Dos años después de mi regreso a Extremo
Oriente, en 1911, fui invitado un día a una fiesta al aire libre en casa de un
amigo artista de Tokio. Veinte o treinta pintores, actores, escritores, etc.,
estaban reunidos, sentados en el suelo de una gran habitación para el té; se
veían pinceles y platillos conteniendo colores esparcidos por todas partes, y
al poco rato entregaron unas vasijas de cerámica sin esmalte, para que
escribiéramos o pintáramos algo en ellas. Casi todos los japoneses bien educados
son suficientemente hábiles con el pincel para poder escribir una frase cursiva
decorativa, de gran belleza a los ojos occidentales, e incluso muchos de ellos
también pueden pintar.
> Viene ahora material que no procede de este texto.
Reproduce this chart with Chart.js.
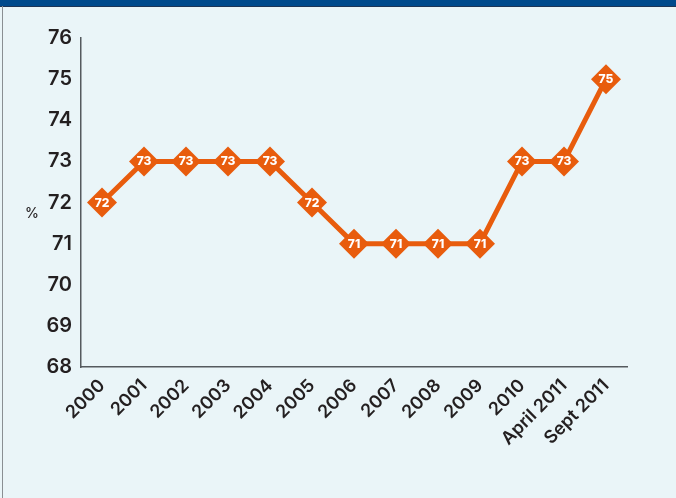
<!DOCTYPE html>
<html>
<head>
<meta charset="utf-8">
<script src="https://cdn.jsdelivr.net/npm/chart.js@4/dist/chart.umd.min.js"></script>
<style>
  html, body { margin: 0; padding: 0; }
  body { width: 676px; height: 498px; background: #eaf5f8; position: relative; overflow: hidden; }
  #topbar { position: absolute; left: 0; top: 0; width: 676px; height: 6px; background: #004a8c; border-bottom: 1px solid #1d3556; }
  #leftrule { position: absolute; left: 2px; top: 6px; width: 1px; height: 492px; background: #8a8f93; }
  #wrap { position: absolute; left: 0; top: 0; width: 676px; height: 498px; }
</style>
</head>
<body>
<div id="topbar"></div>
<div id="leftrule"></div>
<div id="wrap"><canvas id="chart"></canvas></div>
<script>
const categories = ['2000', '2001', '2002', '2003', '2004', '2005', '2006', '2007', '2008', '2009', '2010', 'April 2011', 'Sept 2011'];
const shareValues = [72, 73, 73, 73, 73, 72, 71, 71, 71, 71, 73, 73, 75];
const yTicks = [68, 69, 70, 71, 72, 73, 74, 75, 76];
const unitLabel = '%';

const orange = '#e85c0d';
const inkColor = '#231f20';
const fontFamily = 'Inter, "DejaVu Sans", sans-serif';

// Writes each point's value inside its diamond marker
const valueLabels = {
  id: 'valueLabels',
  afterDatasetsDraw(chart) {
    const ctx = chart.ctx;
    const meta = chart.getDatasetMeta(0);
    ctx.save();
    ctx.fillStyle = '#ffffff';
    ctx.font = '800 12px ' + fontFamily;
    ctx.textAlign = 'center';
    ctx.textBaseline = 'middle';
    meta.data.forEach((pt, i) => {
      ctx.fillText(String(shareValues[i]), pt.x, pt.y + 0.5);
    });
    ctx.restore();
  }
};

// Unit marker to the left of the value axis
const unitMarker = {
  id: 'unitMarker',
  afterDraw(chart) {
    const ctx = chart.ctx;
    const y = chart.scales.y;
    ctx.save();
    ctx.fillStyle = inkColor;
    ctx.font = '500 14px ' + fontFamily;
    ctx.textAlign = 'center';
    ctx.textBaseline = 'middle';
    ctx.fillText(unitLabel, 32, y.getPixelForValue(72) + 11);
    ctx.restore();
  }
};

new Chart(document.getElementById('chart'), {
  type: 'line',
  data: {
    labels: categories,
    datasets: [{
      data: shareValues,
      borderColor: orange,
      borderWidth: 5,
      backgroundColor: orange,
      pointStyle: 'rectRot',
      pointRadius: 15,
      pointHoverRadius: 15,
      pointBorderWidth: 0,
      pointBackgroundColor: orange,
      tension: 0,
      fill: false
    }]
  },
  options: {
    responsive: true,
    maintainAspectRatio: false,
    animation: false,
    layout: { padding: { left: 0, top: 38, right: 49, bottom: 0 } },
    plugins: {
      legend: { display: false },
      tooltip: { enabled: false },
      title: { display: false }
    },
    scales: {
      x: {
        offset: true,
        grid: { display: false, drawTicks: false },
        border: { display: true, color: '#555a5e', width: 1.5 },
        ticks: {
          color: inkColor,
          font: { family: fontFamily, size: 18, weight: '600' },
          minRotation: 45,
          maxRotation: 45,
          autoSkip: false,
          padding: 8
        },
        afterFit(scale) { scale.height = 131; }
      },
      y: {
        min: 68,
        max: 76,
        afterBuildTicks(scale) { scale.ticks = yTicks.map(v => ({ value: v })); },
        grid: { display: false, drawTicks: false },
        border: { display: true, color: '#555a5e', width: 1.5 },
        ticks: {
          color: inkColor,
          font: { family: fontFamily, size: 20, weight: '600' },
          padding: 9
        },
        afterFit(scale) { scale.width = 81; }
      }
    }
  },
  plugins: [valueLabels, unitMarker]
});
</script>
</body>
</html>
Se me dijo que en el transcurso de una hora estas
cerámicas serían esmaltadas y después cocidas en un pequeño horno portátil, que
un hombre estaba alimentando con carbón en el jardín, algunos metros más allá
de la terraza. Luché con mis pinturas y los extraños pinceles largos, se
llevaron después mis dos vasijas, las sumergieron en un cubo lleno de barniz de
plomo blanco cremoso y las colocaron alrededor del techo del horno, para
calentarlas y secarlas durante algunos minutos antes de introducirlas
cuidadosamente, con unas tenazas de largos brazos, en la caja interior del
horno o mufla. Aunque esta cámara estaba ya a la temperatura de rojo naciente',
las vasijas no se quebraron. Se colocaron unas tapas de refractario encima del
horno y el ceramista atizó el combustible hasta que saltaron chispas. Al cabo
de media hora el interior de la mufla se puso gradualmente al rojo claro y pudo
verse el barniz de nuestras vasijas a través de la mirilla, fundidas y
brillantes. Se retiraron las tapas y se sacaron una a una las relucientes
vasijas, que colocaron sobre baldosas. Su brillo fue atenuándose lentamente y
aparecieron los verdaderos colores, mientras se producían curiosos ruidos,
leves, secos y tintineantes y el esmalte iba cuarteándose por efecto del
enfriamiento y la contracción. Transcurrieron otros cinco minutos y pudimos
coger cautelosamente nuestras vasijas.
Como resultado de esta experiencia, debió despertarse en mí un impulso
adormecido, pues empecé enseguida a buscar un maestro. Poco después encontré
uno en Ogata Kenzan, anciano bondadoso y pobre, arrinconado por el nuevo
comercialismo de la era Meiji. A la sazón vivía en una casita de los barrios
bajos del norte de Tokio. Por él aprendí cómo hacer raku y gres de acuerdo con
la tradición japonesa. Sin ninguna duda, la mayoría de las obras atribuidas al
«Primer Kenzan» en nuestras colecciones occidentales, fueron en realidad hechas
por él o por su inmediato predecesor Kenya. Todavía nuestro anciano, como todos
los artesanos orientales, se sentía perdido cuando se apartaba de la tradición
y cedía a la influencia de Occidente. Más tarde me puse de acuerdo con él para
que me construyera un horno en mi jardín, me revelara sus fórmulas
tradicionales y me guiara durante dos años. Pasé nueve años seguidos en Japón y
China, cada vez consagrando más horas de mi tiempo a mi nueva vocación, recogiendo
ideas de todas las fuentes que se ponían a mi alcance, y sometiéndolas a la
prueba final del fuego. El raku tiene dos desventajas que deben mencionarse
junto a aquellas cualidades que obviamente lo hacen recomendable al artista, al
artesano y a la escuela: poroso cuando nuevo, y relativamente frágil; con el
uso y el tiempo los poros de la pasta y las figuras del barniz se van tapando
gradualmente, de tal forma que es por tal razón que a veces dejan de producirse
las huellas de humedad que transpiran las vasijas por su base sobre una
superficie pulimentada. Su fragilidad, debida a la baja temperatura de cocción,
requiere que las paredes, las asas y los pitorros sean bastante gruesos. Por
esta razón no es aconsejable hacer en raku los finos juegos de mesa. Una
cocción preliminar del bizcocho a más alta temperatura fortalecerá la pasta,
pero a expensas del carácter blando característico de este barniz y de su
aspecto agrietado. Los japoneses fabrican cerámica de esta clase, usando
barnices coloreados blandos sobre un bizcocho cocido a temperatura de gres, y
la denominan «Kochi» (cerámicas de Cochin-China); pero para realizar este tipo
de cerámica se necesita un horno que alcance altas temperaturas."